• _Work instructions_:
Return all of the data exactly as written, without the pictures.

• _Provided material_:

--------------------------------------------------

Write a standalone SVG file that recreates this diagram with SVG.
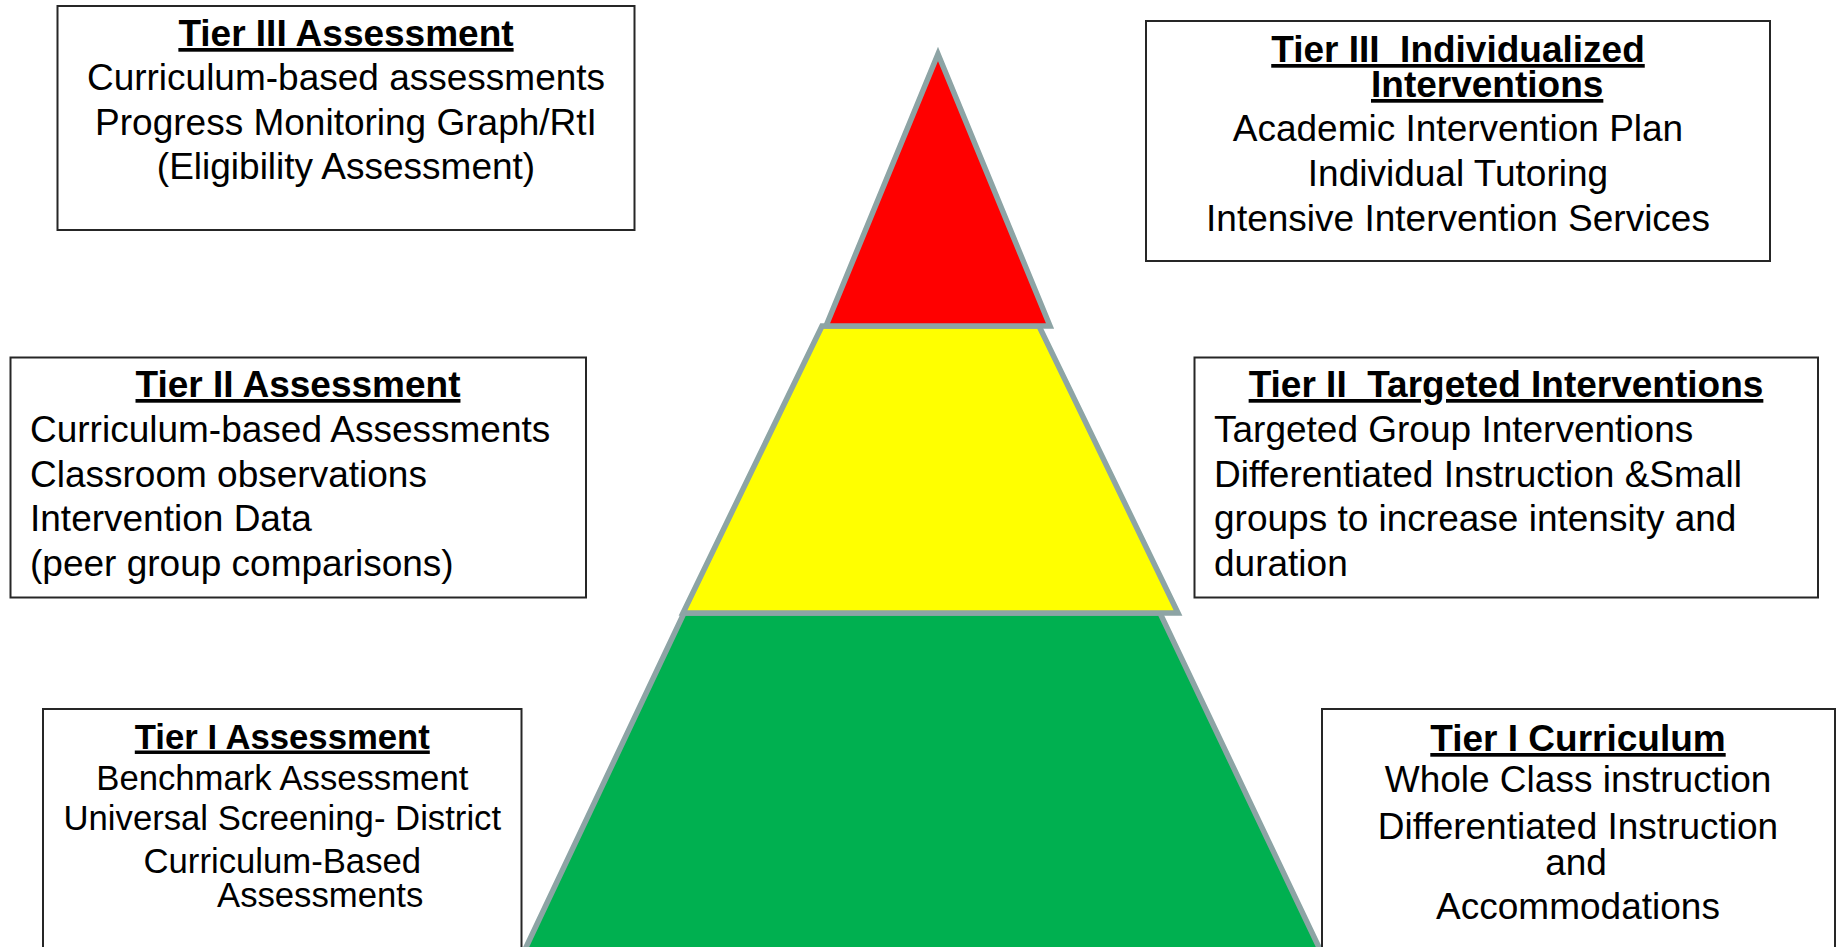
<svg xmlns="http://www.w3.org/2000/svg" width="1837" height="947" viewBox="0 0 1837 947">
  <style>
    .box { fill: #ffffff; stroke: #262626; stroke-width: 2; }
    .tier { stroke: #8da4a5; stroke-width: 5.5; stroke-linejoin: miter; }
    .t { font-family: "Liberation Sans", Arial, sans-serif; font-size: 37px; fill: #000000; white-space: pre; }
    .sm { font-size: 34.7px; }
    .h { font-weight: bold; text-decoration: underline; }
    .c { text-anchor: middle; }
  </style>
  <rect width="1837" height="947" fill="#ffffff"/>

  <!-- pyramid, bottom tier first -->
  <g id="tier1-base">
    <polygon class="tier" fill="#00b050" points="684,613 1160,613 1325,960 520,960"/>
  </g>
  <g id="tier2-middle">
    <polygon class="tier" fill="#ffff00" points="822,326 1039,326 1178,613 683,613"/>
  </g>
  <g id="tier3-top">
    <polygon class="tier" fill="#ff0000" points="938,54 1050,326 826,326"/>
  </g>

  <g id="tier3-assessment">
    <rect class="box" x="57.5" y="6" width="577" height="224"/>
    <text class="t h c" x="346" y="46">Tier III Assessment</text>
    <text class="t c" x="346" y="90">Curriculum-based assessments</text>
    <text class="t c" x="346" y="135">Progress Monitoring Graph/RtI</text>
    <text class="t c" x="346" y="179">(Eligibility Assessment)</text>
  </g>

  <g id="tier3-interventions">
    <rect class="box" x="1146" y="21" width="624" height="240"/>
    <text class="t h c" x="1458" y="62">Tier III  Individualized</text>
    <text class="t h" x="1371" y="97">Interventions</text>
    <text class="t c" x="1458" y="141">Academic Intervention Plan</text>
    <text class="t c" x="1458" y="186">Individual Tutoring</text>
    <text class="t c" x="1458" y="231">Intensive Intervention Services</text>
  </g>

  <g id="tier2-assessment">
    <rect class="box" x="10.5" y="357.5" width="575.5" height="240"/>
    <text class="t h c" x="298" y="397">Tier II Assessment</text>
    <text class="t" x="30" y="442">Curriculum-based Assessments</text>
    <text class="t" x="30" y="486.5">Classroom observations</text>
    <text class="t" x="30" y="531">Intervention Data</text>
    <text class="t" x="30" y="575.5">(peer group comparisons)</text>
  </g>

  <g id="tier2-interventions">
    <rect class="box" x="1194.5" y="357.5" width="623.5" height="240"/>
    <text class="t h c" x="1506" y="397">Tier II  Targeted Interventions</text>
    <text class="t" x="1214" y="442">Targeted Group Interventions</text>
    <text class="t" x="1214" y="486.5">Differentiated Instruction &amp;Small</text>
    <text class="t" x="1214" y="531">groups to increase intensity and</text>
    <text class="t" x="1214" y="575.5">duration</text>
  </g>

  <g id="tier1-assessment">
    <rect class="box" x="43" y="709" width="478.5" height="260"/>
    <text class="t sm h c" x="282.3" y="748.5">Tier I Assessment</text>
    <text class="t sm c" x="282.3" y="789.5">Benchmark Assessment</text>
    <text class="t sm c" x="282.3" y="830">Universal Screening- District</text>
    <text class="t sm c" x="282.3" y="873">Curriculum-Based</text>
    <text class="t sm" x="217" y="906.5">Assessments</text>
  </g>

  <g id="tier1-curriculum">
    <rect class="box" x="1322" y="709" width="513" height="260"/>
    <text class="t h c" x="1578" y="751">Tier I Curriculum</text>
    <text class="t c" x="1578" y="792">Whole Class instruction</text>
    <text class="t c" x="1578" y="838.5">Differentiated Instruction</text>
    <text class="t c" x="1576" y="875">and</text>
    <text class="t c" x="1578" y="918.5">Accommodations</text>
  </g>
</svg>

--------------------------------------------------

• _Output_:
Write a standalone SVG file that recreates this diagram with SVG.
<svg xmlns="http://www.w3.org/2000/svg" width="1837" height="947" viewBox="0 0 1837 947">
  <style>
    .box { fill: #ffffff; stroke: #262626; stroke-width: 2; }
    .tier { stroke: #8da4a5; stroke-width: 5.5; stroke-linejoin: miter; }
    .t { font-family: "Liberation Sans", Arial, sans-serif; font-size: 37px; fill: #000000; white-space: pre; }
    .sm { font-size: 34.7px; }
    .h { font-weight: bold; text-decoration: underline; }
    .c { text-anchor: middle; }
  </style>
  <rect width="1837" height="947" fill="#ffffff"/>

  <!-- pyramid, bottom tier first -->
  <g id="tier1-base">
    <polygon class="tier" fill="#00b050" points="684,613 1160,613 1325,960 520,960"/>
  </g>
  <g id="tier2-middle">
    <polygon class="tier" fill="#ffff00" points="822,326 1039,326 1178,613 683,613"/>
  </g>
  <g id="tier3-top">
    <polygon class="tier" fill="#ff0000" points="938,54 1050,326 826,326"/>
  </g>

  <g id="tier3-assessment">
    <rect class="box" x="57.5" y="6" width="577" height="224"/>
    <text class="t h c" x="346" y="46">Tier III Assessment</text>
    <text class="t c" x="346" y="90">Curriculum-based assessments</text>
    <text class="t c" x="346" y="135">Progress Monitoring Graph/RtI</text>
    <text class="t c" x="346" y="179">(Eligibility Assessment)</text>
  </g>

  <g id="tier3-interventions">
    <rect class="box" x="1146" y="21" width="624" height="240"/>
    <text class="t h c" x="1458" y="62">Tier III  Individualized</text>
    <text class="t h" x="1371" y="97">Interventions</text>
    <text class="t c" x="1458" y="141">Academic Intervention Plan</text>
    <text class="t c" x="1458" y="186">Individual Tutoring</text>
    <text class="t c" x="1458" y="231">Intensive Intervention Services</text>
  </g>

  <g id="tier2-assessment">
    <rect class="box" x="10.5" y="357.5" width="575.5" height="240"/>
    <text class="t h c" x="298" y="397">Tier II Assessment</text>
    <text class="t" x="30" y="442">Curriculum-based Assessments</text>
    <text class="t" x="30" y="486.5">Classroom observations</text>
    <text class="t" x="30" y="531">Intervention Data</text>
    <text class="t" x="30" y="575.5">(peer group comparisons)</text>
  </g>

  <g id="tier2-interventions">
    <rect class="box" x="1194.5" y="357.5" width="623.5" height="240"/>
    <text class="t h c" x="1506" y="397">Tier II  Targeted Interventions</text>
    <text class="t" x="1214" y="442">Targeted Group Interventions</text>
    <text class="t" x="1214" y="486.5">Differentiated Instruction &amp;Small</text>
    <text class="t" x="1214" y="531">groups to increase intensity and</text>
    <text class="t" x="1214" y="575.5">duration</text>
  </g>

  <g id="tier1-assessment">
    <rect class="box" x="43" y="709" width="478.5" height="260"/>
    <text class="t sm h c" x="282.3" y="748.5">Tier I Assessment</text>
    <text class="t sm c" x="282.3" y="789.5">Benchmark Assessment</text>
    <text class="t sm c" x="282.3" y="830">Universal Screening- District</text>
    <text class="t sm c" x="282.3" y="873">Curriculum-Based</text>
    <text class="t sm" x="217" y="906.5">Assessments</text>
  </g>

  <g id="tier1-curriculum">
    <rect class="box" x="1322" y="709" width="513" height="260"/>
    <text class="t h c" x="1578" y="751">Tier I Curriculum</text>
    <text class="t c" x="1578" y="792">Whole Class instruction</text>
    <text class="t c" x="1578" y="838.5">Differentiated Instruction</text>
    <text class="t c" x="1576" y="875">and</text>
    <text class="t c" x="1578" y="918.5">Accommodations</text>
  </g>
</svg>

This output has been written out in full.